Wiesel “rejoiced in the outcome of the Six Day War” (as Christiansen writes) because Jews – for the second time in 19 years, and just 22 years after the Holocaust — successfully defended themselves against enemies who again sought their annihilation….
My, my. How terrible of Wiesel to “rejoice” in the fact that Israel managed to defeat the three Arab states that had tried to defeat and destroy it. How terrible of him to welcome the fact that Jews could again visit the Temple Mount, the holiest site in Judaism, and pray at the Western Wall – both of which had been denied to them between 1949 and 1967. According to Christiansen, Wiesel has let us all down.
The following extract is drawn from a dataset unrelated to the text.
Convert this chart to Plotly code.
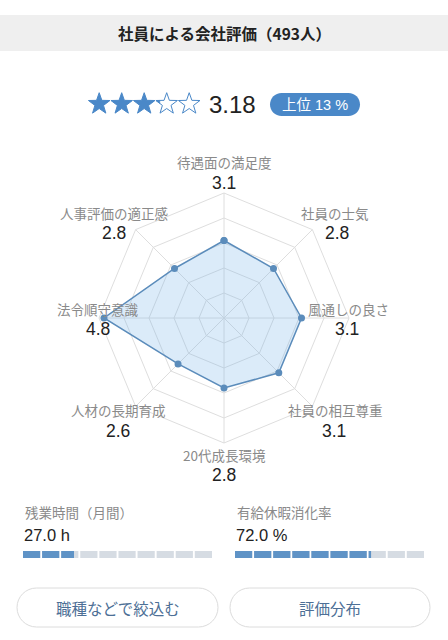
import plotly.graph_objects as go
import numpy as np

# ---------------- data ----------------
title_text = "社員による会社評価（493人）"
overall_rating = 3.18
rank_label = "上位 13 %"
categories = ["待遇面の満足度", "社員の士気", "風通しの良さ", "社員の相互尊重",
              "20代成長環境", "人材の長期育成", "法令順守意識", "人事評価の適正感"]
scores = [3.1, 2.8, 3.1, 3.1, 2.8, 2.6, 4.8, 2.8]
overtime_label = "残業時間（月間）"
overtime_hours = 27.0
paid_leave_label = "有給休暇消化率"
paid_leave_rate = 72.0
button_labels = ["職種などで絞込む", "評価分布"]

# ---------------- style ----------------
W, H = 448, 640
FONT = "Noto Sans CJK JP"
NUMFONT = "Liberation Sans, Noto Sans CJK JP"
BLUE = "#4a88c8"
RADAR = "#5b8cbb"
GRID = "#dedede"
GRAY_TXT = "#8a8a8a"
DARK = "#222222"

fig = go.Figure()

# pixel-space helper axis
fig.update_layout(
    width=W, height=H, margin=dict(l=0, r=0, t=0, b=0),
    paper_bgcolor="white", plot_bgcolor="rgba(0,0,0,0)", showlegend=False,
    barmode="overlay",
    xaxis=dict(range=[0, W], domain=[0, 1], visible=False, fixedrange=True),
    yaxis=dict(range=[H, 0], domain=[0, 1], visible=False, fixedrange=True),
)

# ---------------- stars ----------------
def star_poly(cx, cy, R, r):
    pts = []
    for k in range(10):
        ang = np.pi / 2 - k * np.pi / 5
        rad = R if k % 2 == 0 else r
        pts.append((cx + rad * np.cos(ang), cy - rad * np.sin(ang)))
    return pts

def clip_left(poly, xc):
    out = []
    n = len(poly)
    for i in range(n):
        p, q = poly[i], poly[(i + 1) % n]
        pin, qin = p[0] <= xc, q[0] <= xc
        if pin:
            out.append(p)
        if pin != qin:
            t = (xc - p[0]) / (q[0] - p[0])
            out.append((xc, p[1] + t * (q[1] - p[1])))
    return out

star_x0, star_dx, star_cy, R = 99.2, 22.5, 104.0, 11.3
for i in range(5):
    cx = star_x0 + i * star_dx
    poly = star_poly(cx, star_cy, R, R * 0.40)
    frac = min(max(overall_rating - i, 0), 1)
    xs = [p[0] for p in poly] + [poly[0][0]]
    ys = [p[1] for p in poly] + [poly[0][1]]
    if frac >= 1:
        fig.add_trace(go.Scatter(x=xs, y=ys, mode="lines", fill="toself",
                                 fillcolor=BLUE, line=dict(color=BLUE, width=1),
                                 hoverinfo="skip"))
    else:
        if frac > 0:
            left = min(p[0] for p in poly)
            right = max(p[0] for p in poly)
            cp = clip_left(poly, left + frac * (right - left))
            fig.add_trace(go.Scatter(x=[p[0] for p in cp] + [cp[0][0]],
                                     y=[p[1] for p in cp] + [cp[0][1]],
                                     mode="lines", fill="toself", fillcolor=BLUE,
                                     line=dict(color=BLUE, width=0.5),
                                     hoverinfo="skip"))
        fig.add_trace(go.Scatter(x=xs, y=ys, mode="lines",
                                 line=dict(color=BLUE, width=1), hoverinfo="skip"))

# ---------------- radar ----------------
cx, cy, rad = 224, 318, 125
fig.add_trace(go.Scatterpolar(
    r=scores + [scores[0]], theta=categories + [categories[0]],
    mode="lines+markers", fill="toself",
    fillcolor="rgba(110,175,230,0.25)",
    line=dict(color=RADAR, width=1.5),
    marker=dict(color=RADAR, size=7),
    hoverinfo="skip",
))
fig.update_layout(polar=dict(
    domain=dict(x=[(cx - rad) / W, (cx + rad) / W],
                y=[(H - cy - rad) / H, (H - cy + rad) / H]),
    gridshape="linear", bgcolor="white",
    radialaxis=dict(range=[0, 5], tickvals=[1, 2, 3, 4, 5], showticklabels=False,
                    ticks="", showline=False, gridcolor=GRID, gridwidth=1),
    angularaxis=dict(rotation=90, direction="clockwise", showticklabels=False,
                     ticks="", showline=True, linecolor=GRID, linewidth=1,
                     gridcolor=GRID, gridwidth=1),
))

# ---------------- segmented bars ----------------
n_seg, gap = 10, 1.0
seg_w = (100 - gap * (n_seg - 1)) / n_seg
bases = [i * (seg_w + gap) for i in range(n_seg)]

def add_seg_bar(value, xa, ya):
    fig.add_trace(go.Bar(orientation="h", y=[0] * n_seg, base=bases, x=[seg_w] * n_seg,
                         width=1, marker=dict(color="#d6dce3", line=dict(width=0)),
                         xaxis=xa, yaxis=ya, hoverinfo="skip"))
    filled = [min(max(value - b, 0), seg_w) for b in bases]
    fig.add_trace(go.Bar(orientation="h", y=[0] * n_seg, base=bases, x=filled,
                         width=1, marker=dict(color="#5f93c6", line=dict(width=0)),
                         xaxis=xa, yaxis=ya, hoverinfo="skip"))

add_seg_bar(overtime_hours, "x2", "y2")
add_seg_bar(paid_leave_rate, "x3", "y3")
bar_y = [(H - 558) / H, (H - 551) / H]
fig.update_layout(
    xaxis2=dict(domain=[23 / W, 212 / W], range=[0, 100], visible=False, fixedrange=True),
    yaxis2=dict(domain=bar_y, range=[-0.5, 0.5], visible=False, fixedrange=True),
    xaxis3=dict(domain=[235 / W, 424 / W], range=[0, 100], visible=False, fixedrange=True),
    yaxis3=dict(domain=bar_y, range=[-0.5, 0.5], visible=False, fixedrange=True),
)

# ---------------- shapes ----------------
def pill(x0, x1, y0, y1):
    r = (y1 - y0) / 2
    k = 0.5523 * r
    ym = (y0 + y1) / 2
    return (f"M {x0 + r},{y0} L {x1 - r},{y0} "
            f"C {x1 - r + k},{y0} {x1},{ym - k} {x1},{ym} "
            f"C {x1},{ym + k} {x1 - r + k},{y1} {x1 - r},{y1} "
            f"L {x0 + r},{y1} "
            f"C {x0 + r - k},{y1} {x0},{ym + k} {x0},{ym} "
            f"C {x0},{ym - k} {x0 + r - k},{y0} {x0 + r},{y0} Z")

shapes = [
    dict(type="rect", xref="x", yref="y", x0=0, x1=W, y0=15, y1=51,
         fillcolor="#efefef", line=dict(width=0), layer="below"),
    dict(type="path", xref="x", yref="y", path=pill(270, 360, 93, 116),
         fillcolor=BLUE, line=dict(width=0), layer="below"),
    dict(type="path", xref="x", yref="y", path=pill(17, 218, 588, 627),
         fillcolor="white", line=dict(color="#dcdcdc", width=1), layer="below"),
    dict(type="path", xref="x", yref="y", path=pill(230, 430, 588, 627),
         fillcolor="white", line=dict(color="#dcdcdc", width=1), layer="below"),
]
fig.update_layout(shapes=shapes)

# ---------------- annotations ----------------
ann = []
def txt(x, y, s, size, color, xanchor="center", bold=False, family=FONT):
    ann.append(dict(xref="x", yref="y", x=x, y=y, text=f"<b>{s}</b>" if bold else s,
                    showarrow=False, xanchor=xanchor, yanchor="middle",
                    font=dict(family=family, size=size, color=color)))

txt(224, 33, title_text, 15.5, DARK, bold=True)
txt(232, 104, f"{overall_rating:.2f}", 24, DARK, family=NUMFONT)
txt(315, 104.5, rank_label, 14.5, "white", family=NUMFONT)

label_pos = [(224, 162, 224, 183), (335, 212.5, 337, 233), (348, 308.5, 347, 329),
             (335, 409.5, 334, 431), (224, 454.5, 224, 475), (118, 409.5, 118, 431),
             (98, 308.5, 98, 329), (114, 212.5, 114, 233)]
for name, val, (lx, ly, vx, vy) in zip(categories, scores, label_pos):
    txt(lx, ly, name, 13.5, GRAY_TXT)
    txt(vx, vy, f"{val:.1f}", 17.5, DARK, family=NUMFONT)

txt(23, 512, overtime_label, 13.5, GRAY_TXT, xanchor="left")
txt(22, 535, f"{overtime_hours:.1f} h", 16.5, DARK, xanchor="left", family=NUMFONT)
txt(235, 512, paid_leave_label, 13.5, GRAY_TXT, xanchor="left")
txt(234, 535, f"{paid_leave_rate:.1f} %", 16.5, DARK, xanchor="left", family=NUMFONT)

txt(117.5, 608, button_labels[0], 15.5, "#4d6f96")
txt(330, 608, button_labels[1], 15.5, "#4d6f96")

fig.update_layout(annotations=ann)

fig.write_html("out.html")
Morally, he should have deplored the Israeli victory in the Six-Day War, not “rejoiced” in it; Wiesel should have wanted the Arabs, at the very least, not to have been so crushingly defeated. Christiansen clearly has his knickers in a twist over Israel’s triumph over its enemies in that war. If you find his attitude troubling, you are not alone.
As the CAMERA article says, “Elie Wiesel had nothing to apologize for.” Rupert Christiansen, however, does.